(Reuters) - Merck & Co Inc (MRK.N) reported better-than-expected quarterly earnings on strong sales of vaccines and treatments for diabetes and HIV, giving investors greater faith the company can weather looming generic competition for its flagship Singulair asthma drug.
The No. 2 U.S. drugmaker, whose shares were up 3.4 percent after touching a 52-week high, on Friday also attributed the second-quarter profit beat to a $260 million decline in marketing and administrative expenses.
The company is girding for the U.S. patent expiration next month on its biggest product, $5 billion-a-year Singulair, which will open the floodgates to cheaper generics. Analysts expect the pill to swiftly lose as much as two-thirds of its sales and hurt Merck's results for the rest of the year and well into 2013.

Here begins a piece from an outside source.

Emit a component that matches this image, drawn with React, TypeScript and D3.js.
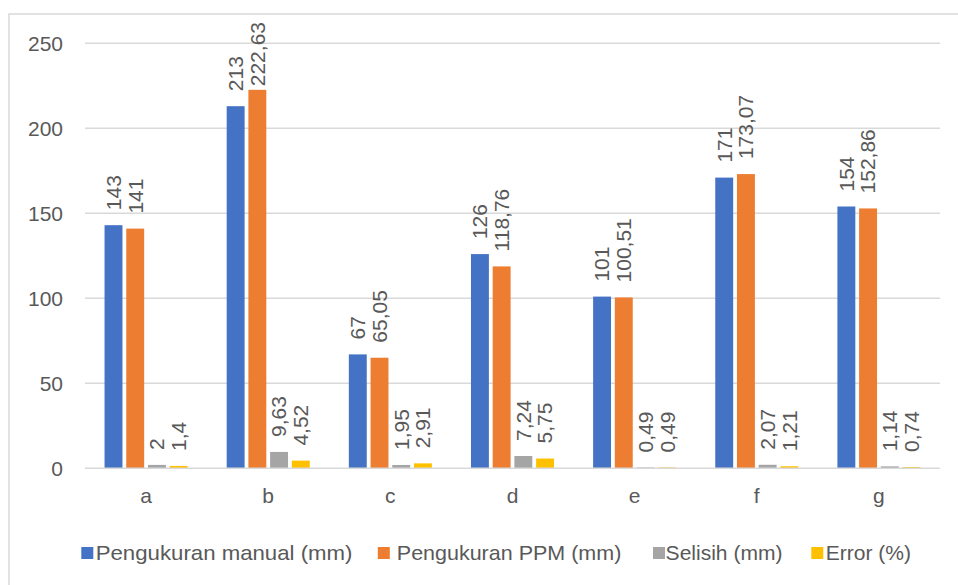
import React, { useEffect, useRef } from "react";
import * as d3 from "d3";

const categories = ["a", "b", "c", "d", "e", "f", "g"];
const seriesNames = ["Pengukuran manual (mm)", "Pengukuran PPM (mm)", "Selisih (mm)", "Error (%)"];
const manual = [143, 213, 67, 126, 101, 171, 154];
const ppm = [141, 222.63, 65.05, 118.76, 100.51, 173.07, 152.86];
const selisih = [2, 9.63, 1.95, 7.24, 0.49, 2.07, 1.14];
const errorPct = [1.4, 4.52, 2.91, 5.75, 0.49, 1.21, 0.74];
const yTicks = [0, 50, 100, 150, 200, 250];
const colors = ["#4472C4", "#ED7D31", "#A5A5A5", "#FFC000"];

const W = 958;
const H = 585;
const FONT = "'Liberation Sans', Arial, sans-serif";
const FS = 21;
const TXT = "#595959";

export default function App() {
  const ref = useRef<SVGSVGElement | null>(null);

  useEffect(() => {
    const svg = d3.select(ref.current);
    svg.selectAll("*").remove();
    const series = [manual, ppm, selisih, errorPct];

    const left = 85, right = 940, top = 43.3, bottom = 468.3;
    const x0 = d3.scaleBand<string>().domain(categories).range([left, right]).paddingInner(0.32).paddingOuter(0.16);
    const x1 = d3.scaleBand<number>().domain([0, 1, 2, 3]).range([0, x0.bandwidth()]).paddingInner(0.175).paddingOuter(0);
    const y = d3.scaleLinear().domain([0, 250]).range([bottom, top]);

    // outer border
    svg.append("rect").attr("x", 9).attr("y", 14).attr("width", 1000).attr("height", 700)
      .attr("fill", "#fff").attr("stroke", "#d9d9d9").attr("stroke-width", 1.5);

    // gridlines
    svg.append("g").selectAll("line").data(yTicks.filter(t => t !== 0)).join("line")
      .attr("x1", left).attr("x2", right)
      .attr("y1", d => y(d)).attr("y2", d => y(d))
      .attr("stroke", "#d9d9d9").attr("stroke-width", 1.5);

    // y tick labels
    svg.append("g").selectAll("text").data(yTicks).join("text")
      .attr("x", 63).attr("y", d => y(d)).attr("dy", "0.35em")
      .attr("text-anchor", "end").attr("font-family", FONT).attr("font-size", FS).attr("fill", TXT)
      .text(d => String(d));

    // bars
    const fmt = (v: number) => String(v).replace(".", ",");
    series.forEach((vals, si) => {
      const g = svg.append("g");
      g.selectAll("rect").data(vals).join("rect")
        .attr("x", (d, i) => (x0(categories[i]) as number) + (x1(si) as number))
        .attr("width", x1.bandwidth())
        .attr("y", d => y(d))
        .attr("height", d => y(0) - y(d))
        .attr("fill", colors[si]);
    });

    // axis line at 0
    svg.append("line").attr("x1", left).attr("x2", right).attr("y1", y(0)).attr("y2", y(0))
      .attr("stroke", "#d9d9d9").attr("stroke-width", 1.5);

    // data labels
    series.forEach((vals, si) => {
      const g = svg.append("g");
      vals.forEach((v, i) => {
        const cx = (x0(categories[i]) as number) + (x1(si) as number) + x1.bandwidth() / 2;
        const t = g.append("text")
          .attr("font-family", FONT).attr("font-size", FS).attr("fill", TXT)
          .attr("text-anchor", "start").attr("dy", "0.35em")
          .text(fmt(v));
        const len = (t.node() as SVGTextElement).getComputedTextLength();
        let base = y(v) - 15;
        if (base - len < 22) base = 22 + len;
        t.attr("transform", `translate(${cx},${base}) rotate(-90)`);
      });
    });

    // category labels
    svg.append("g").selectAll("text").data(categories).join("text")
      .attr("x", d => (x0(d) as number) + x0.bandwidth() / 2).attr("y", 503)
      .attr("text-anchor", "middle").attr("font-family", FONT).attr("font-size", FS).attr("fill", TXT)
      .text(d => d);

    // legend
    const markerX = [81.3, 377.8, 653, 811.3];
    const textX = [95.7, 396.8, 665.6, 825.7];
    const textEnd = [352.5, 621.3, 782.5, 911];
    seriesNames.forEach((name, i) => {
      svg.append("rect").attr("x", markerX[i]).attr("y", 547).attr("width", 12).attr("height", 12)
        .attr("fill", colors[i]);
      svg.append("text").attr("x", textX[i]).attr("y", 553).attr("dy", "0.35em")
        .attr("font-family", FONT).attr("font-size", FS).attr("fill", TXT)
        .attr("textLength", textEnd[i] - textX[i]).attr("lengthAdjust", "spacingAndGlyphs")
        .text(name);
    });
  }, []);

  return (
    <svg ref={ref} width={W} height={H} style={{ position: "absolute", left: 0, top: 0, background: "#fff" }} />
  );
}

Adding to the pain, the company's Maxalt migraine drug, with $600 million in annual sales, goes generic in December, followed by generic competition next year for its Temodar brain cancer medicine, which has near-blockbuster sales of $900 million.
Merck is counting on its respected pipeline of experimental drugs to come through and help offset the vanishing Singulair sales. Over the next 18 months, it aims to seek six drug approvals, including marketing applications for new types of therapies for insomnia and osteoporosis.
ISI Group analyst Mark Schoenebaum said quarterly results were "very good," driven by surprisingly strong sales.
"But this really isn't an earnings story, (but) more of an emerging pipeline story against the backdrop of low investor expectations," he wrote in a research note.
Morningstar analyst Damien Conover said the coming wave of new Merck drugs should spark the beginnings of a profit rebound in 2014, just as diabetes drug Januvia and other new medicines allowed Merck to bounce back from earlier patent expirations on big drugs like its Zocor cholesterol fighter and Fosamax osteoporosis treatment.
"Previous rebounds remind folks that Merck has a very innovative pipeline and the ability to bring new products to market," Conover said. "And its resiliency will allow it to get through the Singulair patent cliff."
Merck's research spending rose 12 percent in the quarter, to $2.17 billion, as it completes costly late-stage trials of new drugs.
Company Chief Executive Kenneth Frazier, in a conference call with analysts, said the company has significantly trimmed its research budget since 2009, but is willing to boost spending when warranted.
"At the end of the day, research and development spending should be a function ... of specific products we have in the pipeline," he said.
Merck said it had earned $1.79 billion, or 58 cents per share, in the second quarter, compared with $2.02 billion, or 65 cents per share, a year earlier.
Excluding special items, the company earned $1.05 per share. Analysts on average expected $1.01.
Sales rose 1 percent to $12.31 billion, topping estimates of $12.15 billion. They would have risen 5 percent if not for the stronger dollar, which lowers the value of sales in overseas markets.
Despite the negative impact of foreign exchange, Merck affirmed its full-year earnings forecast of $3.75 to $3.85 per share, excluding special items. That compares with last year's profit of $3.77.
Singulair sales rose 6 percent in the quarter to $1.43 billion. Sales of Januvia, Merck's fastest-growing product in the past few years, soared 36 percent to $1.06 billion, while a related treatment called Janumet rose 28 percent to $411 million.
Sales of HIV treatment Isentress rose 18 percent to $398 million. But sales of blood pressure treatment Cozaar, which recently lost patent protection, tumbled 17 percent to $337 million.
Merck shares were up 3.4 percent at $44.79 on Friday morning, after touching a 52-week high of $44.95 earlier in the session. The shares have risen 27 percent in the past year, helped by layoffs and cost cuts following Merck's acquisition in late 2009 of U.S. rival Schering-Plough. During the past year, the ARCA Pharmaceutical Index .DRG of large U.S. and European drugmakers has risen 10 percent.